The CRUT also provides estate tax advantages: None of the assets in the CRUT will be included on the estate tax return of the surviving spouse. Furthermore, Mr. Husband has the personal satisfaction of benefiting his favorite charitable organization.

Another advantage of a CRUT is that it is impossible for beneficiaries to invade the assets of a charitable remainder trust. By comparison, an inherited IRA could be emptied and squandered in one year by an heir. The charitable trust will provide a stream of payments for the lifetimes of all of the beneficiaries.

A CRUT should probably not be the sole source of support for a surviving spouse or any other beneficiary. Its best role is as a supplement to other sources of income. On balance, though, a CRUT is a terrific option for someone who is charitably inclined and who wants a retirement account to be used for estate planning objectives that are normally carried out by a QTIP or a credit shelter trust.

A final observation is that a transfer to a CRUT should generally be avoided if the estate will be subject to estate tax. First, IRS Private Letter Ruling 199901023 (Oct. 8, 1998) concluded that a transfer of retirement assets to a CRUT basically strips away the Sec. 691(c) income tax deduction that beneficiaries would otherwise have if they had received the assets directly from the plan.
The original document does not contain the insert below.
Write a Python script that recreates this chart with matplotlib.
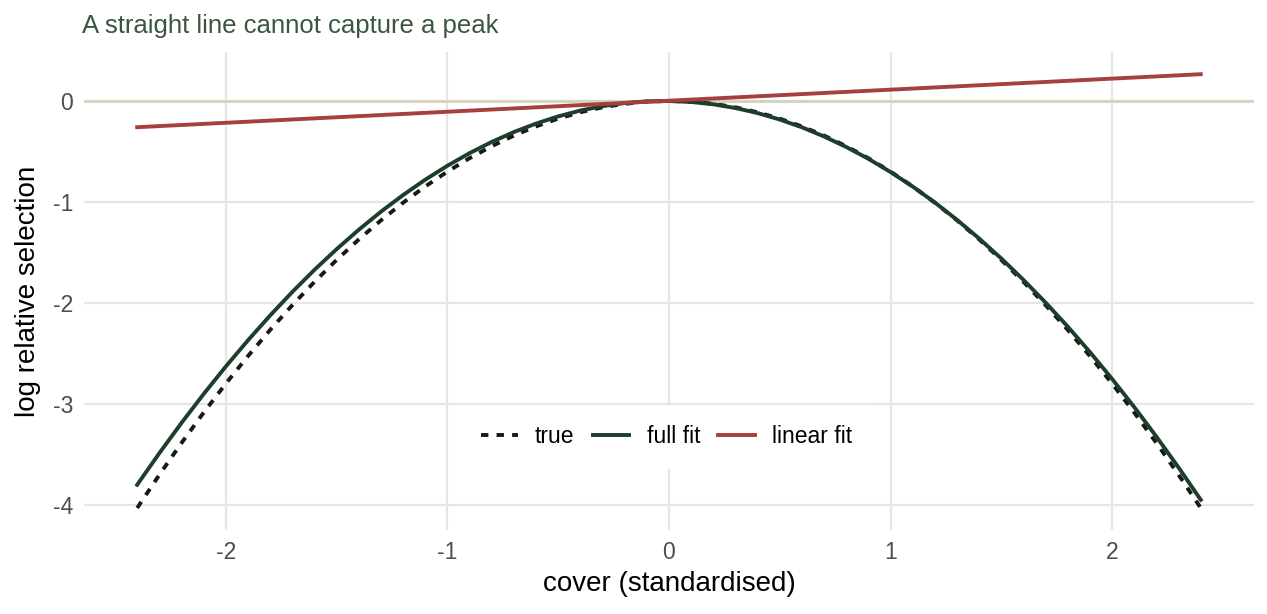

Second, if a CRUT's beneficiaries include both a spouse and another person, the estate cannot claim a marital estate tax deduction for the transfer to the CRUT. Compare Secs. 2056(b)(1) and (b)(8).

In the typical credit shelter situation, though, no estate tax will be due and these problems are avoided.


The IRA distribution rules are simpler and more generous than they were just a few years ago. It is now easy to make a charitable bequest from a retirement plan account. Furthermore, in some cases, a charitable remainder unitrust that is named as a beneficiary of a retirement plan account can produce better and fairer results for family members than if the retirement plan assets are left outright to the family or to a conventional trust.